From little griffins the size of kittens, to stymphalian vulture chicks, and leviathan young hatching from eggs the size of her pinkie, to creatures native of the ghost zone that didn't even have names in the living realm. There really wasn't a limit to what or who she would take in and she didn't limit herself to any form of mythology. If they were beasts and they were unwanted, she wanted them. And as such, amassed her own mini army of "children" willing to listen to her any command.
Earth doesn't know what hit it when she attacks them.
There are many monstrous forms she could take on, the first one I've thought of is a combination of various serpentine/reptilian features. The body of a naga -- her lower half long and serpentine, her upper still human -- with spiked fins connecting from the bottom of her arms to her sides, ever seen Sinbad where Eris goes "you might have seen my likeness on the temple walls" and her arms do that fin thingy? Same concept. Her hands are webbed and taloned, perfect for slicing through the skin of the living, and her teeth are needle-sharp and shark like. Her hair can either be spiny and feathery-like like the spines of a lionfish, or frilled like a frilled-neck lizard. It's perfect for dealing and doting on her reptilian and amphibian-inclined darlings.

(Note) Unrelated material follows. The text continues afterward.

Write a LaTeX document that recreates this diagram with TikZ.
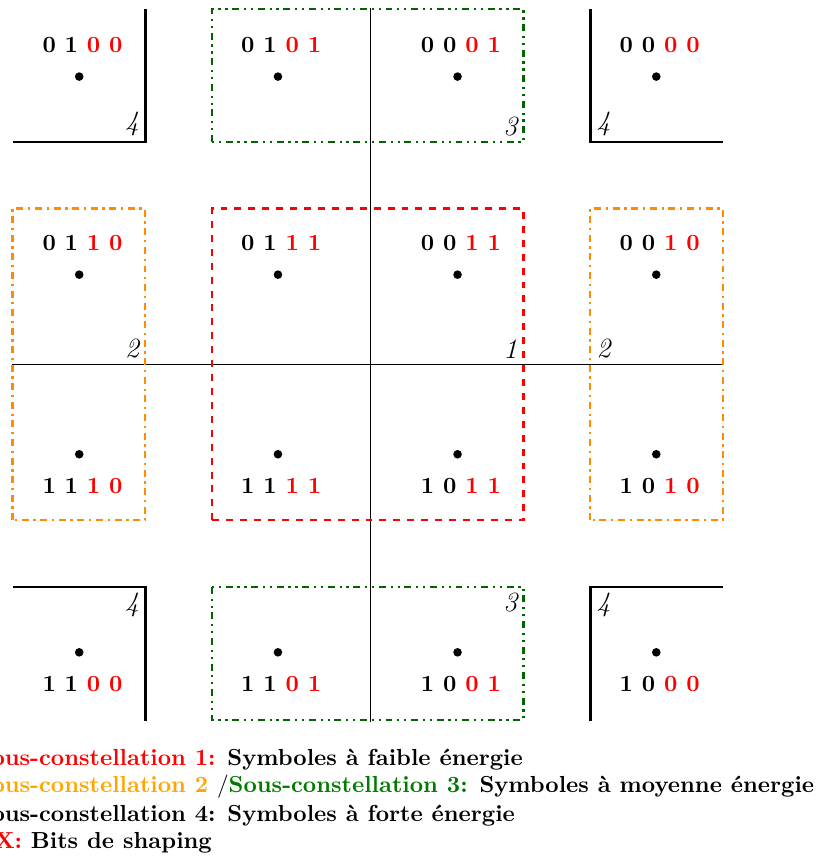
\documentclass[tikz,border=0pt]{standalone}
\usepackage{tikz}
\usetikzlibrary{positioning}
\usepackage{xcolor}
\definecolor{cOrange}{HTML}{FF8C00}
\definecolor{cOrangeTxt}{HTML}{FFA500}
\definecolor{cGreen}{HTML}{006400}
\definecolor{cGreenTxt}{HTML}{007A00}
\tikzset{
  dot/.style={circle, fill=black, inner sep=0pt, minimum size=0.13cm},
  bits/.style={font=\bfseries, inner sep=0pt, xshift=0.05cm},
  sublbl/.style={font=\large\itshape, inner sep=2.5pt},
  axis/.style={line width=0.75pt},
  hard/.style={very thick},
  sub1/.style={draw=red, line width=1pt, dashed},
  sub2/.style={draw=cOrange, line width=1pt, dashdotted},
  sub3/.style={draw=cGreen, line width=1pt, dashdotdotted},
  legend/.style={font=\bfseries, anchor=base west, inner sep=0pt},
}

\begin{document}
\begin{tikzpicture}
    \useasboundingbox (-5.57,-7.46) rectangle (6.78,5.52);
    % axes
    \draw[axis] (0.04,-5.42) -- (0.04,5.40);
    \draw[axis] (-5.39,0) -- (5.37,0);
    % sous-constellations 1, 2, 3
    \draw[sub1] (-2.36,-2.36) rectangle (2.36,2.36);
    \draw[sub2] (-5.38,-2.36) rectangle (-3.37,2.36);
    \draw[sub2] (3.37,-2.36) rectangle (5.38,2.36);
    \draw[sub3] (-2.36,3.37) rectangle (2.36,5.38);
    \draw[sub3] (-2.36,-3.37) rectangle (2.36,-5.38);
    % sous-constellation 4 (coins)
    \draw[hard] (-5.38,3.37) -- (-3.37,3.37) -- (-3.37,5.38);
    \draw[hard] (3.37,5.38) -- (3.37,3.37) -- (5.38,3.37);
    \draw[hard] (-5.38,-3.37) -- (-3.37,-3.37) -- (-3.37,-5.40);
    \draw[hard] (5.38,-3.37) -- (3.37,-3.37) -- (3.37,-5.40);
    \node[sublbl, anchor=south east] (n1) at (2.36,0) {1};
    \node[sublbl, anchor=south east] (n2w) at (-3.37,0) {2};
    \node[sublbl, anchor=south west] (n2e) at (3.37,0) {2};
    \node[sublbl, anchor=south east] (n3n) at (2.36,3.37) {3};
    \node[sublbl, anchor=north east] (n3s) at (2.36,-3.37) {3};
    \node[sublbl, anchor=south east] (n4nw) at (-3.37,3.37) {4};
    \node[sublbl, anchor=south west] (n4ne) at (3.37,3.37) {4};
    \node[sublbl, anchor=north east] (n4sw) at (-3.37,-3.37) {4};
    \node[sublbl, anchor=north west] (n4se) at (3.37,-3.37) {4};
    % symboles
    \foreach \x/\y/\ba/\bb/\bc/\bd in {-4.37/4.36/0/1/0/0, -1.36/4.36/0/1/0/1,
      1.36/4.36/0/0/0/1, 4.37/4.36/0/0/0/0, -4.37/1.36/0/1/1/0, -1.36/1.36/0/1/1/1,
      1.36/1.36/0/0/1/1, 4.37/1.36/0/0/1/0}
    {
      \node[dot] (p\ba\bb\bc\bd) at (\x,\y) {};
      \node[bits, above=2.8mm of p\ba\bb\bc\bd] (b\ba\bb\bc\bd)
        {\ba\ \bb\ \textcolor{red}{\bc\ \bd}};
    }
    \foreach \x/\y/\ba/\bb/\bc/\bd in {-4.37/-1.36/1/1/1/0, -1.36/-1.36/1/1/1/1,
      1.36/-1.36/1/0/1/1, 4.37/-1.36/1/0/1/0, -4.37/-4.36/1/1/0/0, -1.36/-4.36/1/1/0/1,
      1.36/-4.36/1/0/0/1, 4.37/-4.36/1/0/0/0}
    {
      \node[dot] (p\ba\bb\bc\bd) at (\x,\y) {};
      \node[bits, below=2.8mm of p\ba\bb\bc\bd] (b\ba\bb\bc\bd)
        {\ba\ \bb\ \textcolor{red}{\bc\ \bd}};
    }
    % legende
    \node[legend] (leg1) at (-5.93,-6.07)
      {\textcolor{red}{Sous-constellation 1:} Symboles à faible énergie};
    \node[legend] (leg2) at (-5.93,-6.49)
      {\textcolor{cOrangeTxt}{Sous-constellation 2} $/$\textcolor{cGreenTxt}{Sous-constellation 3:}
       Symboles à moyenne énergie};
    \node[legend] (leg3) at (-5.93,-6.92) {Sous-constellation 4: Symboles à forte énergie};
    \node[legend] (leg4) at (-5.66,-7.33) {\textcolor{red}{X:} Bits de shaping};
  \end{tikzpicture}
\end{document}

I'm more of a fan of aus where Dan is a sibling of Danny's rather than their kid, so Layal's redemption(..?? probation?) proceeds with her legally becoming Danyal's "twin" sister, who had been lost to the foster system before the Fentons adopted Dany, and was only recently reunited with her. The two of them look so alike that the lie is easy to take root and spread.
Layal is very indignant to the fact that she's now ten years in the past and has to restart her menagerie all over again. Do you know how much blood and sweat went into raising those children? How dare you separate them from their mummy. Although she'll admit she does miss their juvenile years, so she won't mind (too much) needing to raising them again. Dany is helping her retrieve all of them though, dammit.
long story short: epic the musical's "Scylla" has a CHOKEHOLD on me and this is the result of it
Unlike her Dan counterpart, Layal's voice is dancing and sirenic. It's purposely alluring and motherly, in order to lure people into a false sense of security until she feeds them to her "children." Echidna doesn't have shit on her. She almost seems friendly and reasonable, until you get too close and realize it was all an act and she drops it to metaphorically swallow you whole. She's like an anglerfish that way. She and Dany both sound like Scylla from Epic.